===== AVAILABLE DATA =====

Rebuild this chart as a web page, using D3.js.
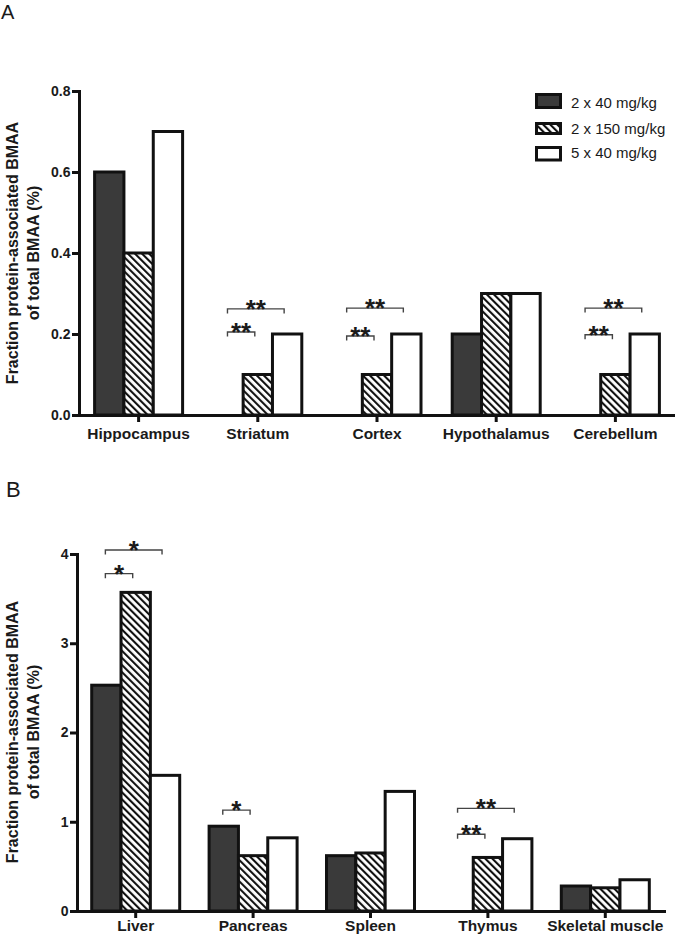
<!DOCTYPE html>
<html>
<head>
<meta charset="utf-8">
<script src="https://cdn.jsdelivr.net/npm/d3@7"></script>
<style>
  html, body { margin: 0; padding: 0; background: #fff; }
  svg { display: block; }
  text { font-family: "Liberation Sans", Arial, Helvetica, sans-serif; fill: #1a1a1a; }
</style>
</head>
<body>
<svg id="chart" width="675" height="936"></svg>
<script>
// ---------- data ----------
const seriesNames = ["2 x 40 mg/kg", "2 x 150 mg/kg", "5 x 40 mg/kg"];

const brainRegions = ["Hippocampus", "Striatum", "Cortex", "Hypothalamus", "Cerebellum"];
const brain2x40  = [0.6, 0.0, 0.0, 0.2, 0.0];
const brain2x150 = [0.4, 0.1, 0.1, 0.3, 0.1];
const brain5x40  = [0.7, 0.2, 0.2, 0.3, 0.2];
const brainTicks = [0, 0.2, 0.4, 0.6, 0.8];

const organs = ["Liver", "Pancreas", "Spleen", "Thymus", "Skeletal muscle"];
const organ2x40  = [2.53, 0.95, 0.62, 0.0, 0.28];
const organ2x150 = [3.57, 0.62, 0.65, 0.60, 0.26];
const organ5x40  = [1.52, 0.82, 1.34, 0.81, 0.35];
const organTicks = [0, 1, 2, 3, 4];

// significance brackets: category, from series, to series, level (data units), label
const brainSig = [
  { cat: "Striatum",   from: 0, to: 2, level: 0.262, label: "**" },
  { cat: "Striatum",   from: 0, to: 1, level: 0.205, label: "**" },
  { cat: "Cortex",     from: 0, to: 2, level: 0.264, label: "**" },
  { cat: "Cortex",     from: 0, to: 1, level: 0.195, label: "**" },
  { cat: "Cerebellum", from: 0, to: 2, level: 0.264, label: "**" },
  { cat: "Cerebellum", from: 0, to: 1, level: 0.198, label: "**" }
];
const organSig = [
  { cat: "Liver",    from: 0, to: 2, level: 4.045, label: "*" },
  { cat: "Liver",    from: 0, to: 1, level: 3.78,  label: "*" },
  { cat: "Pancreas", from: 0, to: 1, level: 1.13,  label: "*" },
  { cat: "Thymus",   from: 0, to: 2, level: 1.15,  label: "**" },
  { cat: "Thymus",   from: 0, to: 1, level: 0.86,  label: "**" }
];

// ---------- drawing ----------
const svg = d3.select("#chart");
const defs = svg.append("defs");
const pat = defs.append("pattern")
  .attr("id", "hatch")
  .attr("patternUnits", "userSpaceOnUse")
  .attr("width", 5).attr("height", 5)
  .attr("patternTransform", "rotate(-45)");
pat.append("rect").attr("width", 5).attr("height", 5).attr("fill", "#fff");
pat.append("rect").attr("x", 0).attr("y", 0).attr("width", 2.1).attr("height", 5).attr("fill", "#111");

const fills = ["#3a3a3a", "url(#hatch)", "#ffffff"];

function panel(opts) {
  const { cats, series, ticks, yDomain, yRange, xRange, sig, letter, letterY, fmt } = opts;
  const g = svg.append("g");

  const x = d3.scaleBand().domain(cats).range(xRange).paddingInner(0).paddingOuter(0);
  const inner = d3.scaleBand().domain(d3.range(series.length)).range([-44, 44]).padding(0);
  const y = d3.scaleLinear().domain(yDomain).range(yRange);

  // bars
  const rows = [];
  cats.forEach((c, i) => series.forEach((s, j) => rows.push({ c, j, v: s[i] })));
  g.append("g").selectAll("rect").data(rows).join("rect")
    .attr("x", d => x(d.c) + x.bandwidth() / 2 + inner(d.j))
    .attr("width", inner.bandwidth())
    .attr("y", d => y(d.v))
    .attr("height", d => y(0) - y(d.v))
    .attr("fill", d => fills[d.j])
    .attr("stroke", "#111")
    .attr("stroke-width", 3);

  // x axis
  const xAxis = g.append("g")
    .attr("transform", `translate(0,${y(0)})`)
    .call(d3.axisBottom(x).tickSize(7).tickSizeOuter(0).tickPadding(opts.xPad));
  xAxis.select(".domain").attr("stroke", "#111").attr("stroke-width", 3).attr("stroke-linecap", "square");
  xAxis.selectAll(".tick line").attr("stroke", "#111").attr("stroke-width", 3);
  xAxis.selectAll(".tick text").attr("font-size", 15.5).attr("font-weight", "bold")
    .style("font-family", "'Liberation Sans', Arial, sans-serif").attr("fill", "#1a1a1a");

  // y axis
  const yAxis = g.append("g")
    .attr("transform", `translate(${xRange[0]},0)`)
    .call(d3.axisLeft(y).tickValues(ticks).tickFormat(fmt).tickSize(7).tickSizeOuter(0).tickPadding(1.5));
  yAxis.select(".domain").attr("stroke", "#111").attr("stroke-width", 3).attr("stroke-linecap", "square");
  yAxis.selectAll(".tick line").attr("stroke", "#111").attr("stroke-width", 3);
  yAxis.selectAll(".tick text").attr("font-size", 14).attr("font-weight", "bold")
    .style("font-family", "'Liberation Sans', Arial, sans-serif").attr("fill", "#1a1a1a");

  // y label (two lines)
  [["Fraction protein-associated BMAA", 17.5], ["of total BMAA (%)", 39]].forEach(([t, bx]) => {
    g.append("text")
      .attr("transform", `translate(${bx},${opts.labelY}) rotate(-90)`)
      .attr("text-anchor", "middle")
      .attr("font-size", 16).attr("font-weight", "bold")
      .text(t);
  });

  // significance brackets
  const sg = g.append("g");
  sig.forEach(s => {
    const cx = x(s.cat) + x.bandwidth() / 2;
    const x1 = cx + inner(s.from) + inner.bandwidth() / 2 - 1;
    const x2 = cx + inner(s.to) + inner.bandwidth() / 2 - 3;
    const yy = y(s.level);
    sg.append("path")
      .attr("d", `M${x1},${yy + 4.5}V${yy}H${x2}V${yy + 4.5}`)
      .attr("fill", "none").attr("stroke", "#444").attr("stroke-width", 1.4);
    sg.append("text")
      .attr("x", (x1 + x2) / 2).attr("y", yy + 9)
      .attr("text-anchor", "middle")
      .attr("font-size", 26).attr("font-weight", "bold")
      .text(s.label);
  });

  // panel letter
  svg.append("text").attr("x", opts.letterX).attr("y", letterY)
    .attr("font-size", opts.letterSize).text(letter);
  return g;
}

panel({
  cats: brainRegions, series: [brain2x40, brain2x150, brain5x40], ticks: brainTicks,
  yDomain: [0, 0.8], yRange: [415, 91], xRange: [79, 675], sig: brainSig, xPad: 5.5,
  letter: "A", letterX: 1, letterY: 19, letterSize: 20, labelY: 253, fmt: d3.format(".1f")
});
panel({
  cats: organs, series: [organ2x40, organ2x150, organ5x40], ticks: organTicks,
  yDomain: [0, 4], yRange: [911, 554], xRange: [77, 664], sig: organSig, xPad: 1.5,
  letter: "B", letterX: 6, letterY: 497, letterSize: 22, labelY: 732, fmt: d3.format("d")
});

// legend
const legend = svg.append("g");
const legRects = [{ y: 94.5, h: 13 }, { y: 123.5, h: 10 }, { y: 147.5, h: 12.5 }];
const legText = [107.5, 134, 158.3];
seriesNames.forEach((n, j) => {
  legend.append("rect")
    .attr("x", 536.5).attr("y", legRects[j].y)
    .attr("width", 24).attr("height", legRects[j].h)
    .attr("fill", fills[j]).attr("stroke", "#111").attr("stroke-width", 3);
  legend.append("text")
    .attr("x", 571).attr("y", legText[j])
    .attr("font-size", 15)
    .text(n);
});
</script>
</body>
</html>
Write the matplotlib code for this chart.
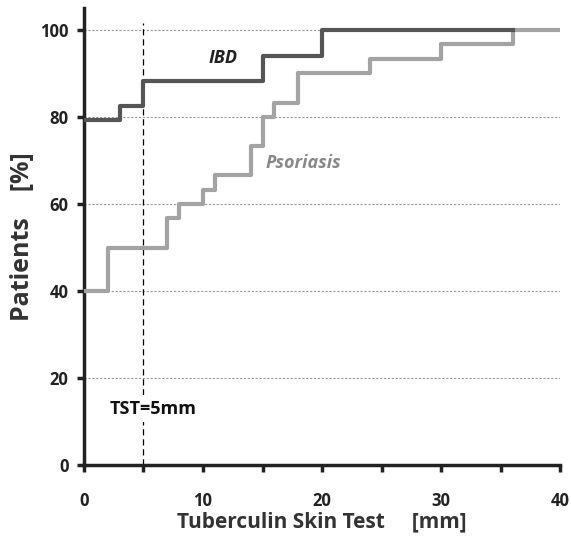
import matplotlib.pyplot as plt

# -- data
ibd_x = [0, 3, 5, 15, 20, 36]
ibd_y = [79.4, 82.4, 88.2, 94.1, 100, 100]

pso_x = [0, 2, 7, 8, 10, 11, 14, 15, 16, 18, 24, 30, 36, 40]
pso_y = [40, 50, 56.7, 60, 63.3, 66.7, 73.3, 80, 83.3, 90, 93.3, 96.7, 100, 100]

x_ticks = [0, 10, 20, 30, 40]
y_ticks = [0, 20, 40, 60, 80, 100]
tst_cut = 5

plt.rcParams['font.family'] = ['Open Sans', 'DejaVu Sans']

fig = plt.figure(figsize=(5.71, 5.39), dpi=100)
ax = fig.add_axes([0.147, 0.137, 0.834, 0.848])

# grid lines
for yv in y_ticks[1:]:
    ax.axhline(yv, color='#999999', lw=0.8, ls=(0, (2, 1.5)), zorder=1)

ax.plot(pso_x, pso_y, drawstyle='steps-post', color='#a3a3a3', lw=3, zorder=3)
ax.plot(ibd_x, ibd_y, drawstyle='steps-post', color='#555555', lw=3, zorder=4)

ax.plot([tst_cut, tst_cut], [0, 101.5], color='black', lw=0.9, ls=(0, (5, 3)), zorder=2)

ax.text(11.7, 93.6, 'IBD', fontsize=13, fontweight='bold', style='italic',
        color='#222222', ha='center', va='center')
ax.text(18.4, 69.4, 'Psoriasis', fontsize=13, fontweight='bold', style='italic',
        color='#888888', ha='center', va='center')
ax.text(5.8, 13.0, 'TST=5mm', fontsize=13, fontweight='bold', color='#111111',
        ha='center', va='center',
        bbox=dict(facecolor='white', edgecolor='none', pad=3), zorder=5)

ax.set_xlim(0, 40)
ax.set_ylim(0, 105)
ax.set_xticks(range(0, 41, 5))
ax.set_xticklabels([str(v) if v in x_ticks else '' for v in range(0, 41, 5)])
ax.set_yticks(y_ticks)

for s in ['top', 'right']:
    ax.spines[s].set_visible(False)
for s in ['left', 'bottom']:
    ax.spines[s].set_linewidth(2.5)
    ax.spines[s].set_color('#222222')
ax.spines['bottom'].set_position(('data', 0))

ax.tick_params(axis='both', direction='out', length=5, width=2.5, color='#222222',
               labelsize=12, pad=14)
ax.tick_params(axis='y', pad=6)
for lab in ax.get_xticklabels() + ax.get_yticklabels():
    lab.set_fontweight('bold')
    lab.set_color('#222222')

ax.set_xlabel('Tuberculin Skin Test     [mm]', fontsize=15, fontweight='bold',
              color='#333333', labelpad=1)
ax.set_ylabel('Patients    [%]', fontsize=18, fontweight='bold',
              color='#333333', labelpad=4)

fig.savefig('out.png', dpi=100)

=====
===== AVAILABLE DATA =====

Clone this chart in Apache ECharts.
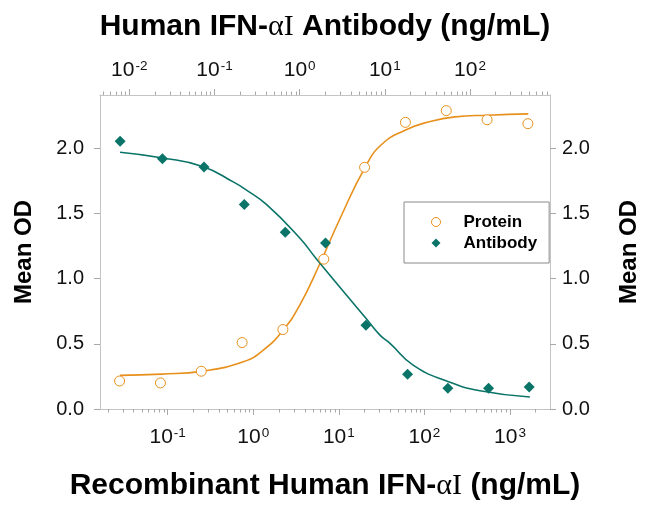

=====

*INSTRUCTIONS TO FOLLOW*. Search the entries for the string "this" and collect each line that has it.

*THE ANSWER*.
Rebuild this chart as a web page, using D3.js.
Write the matplotlib code for this chart.
Clone this chart in Apache ECharts.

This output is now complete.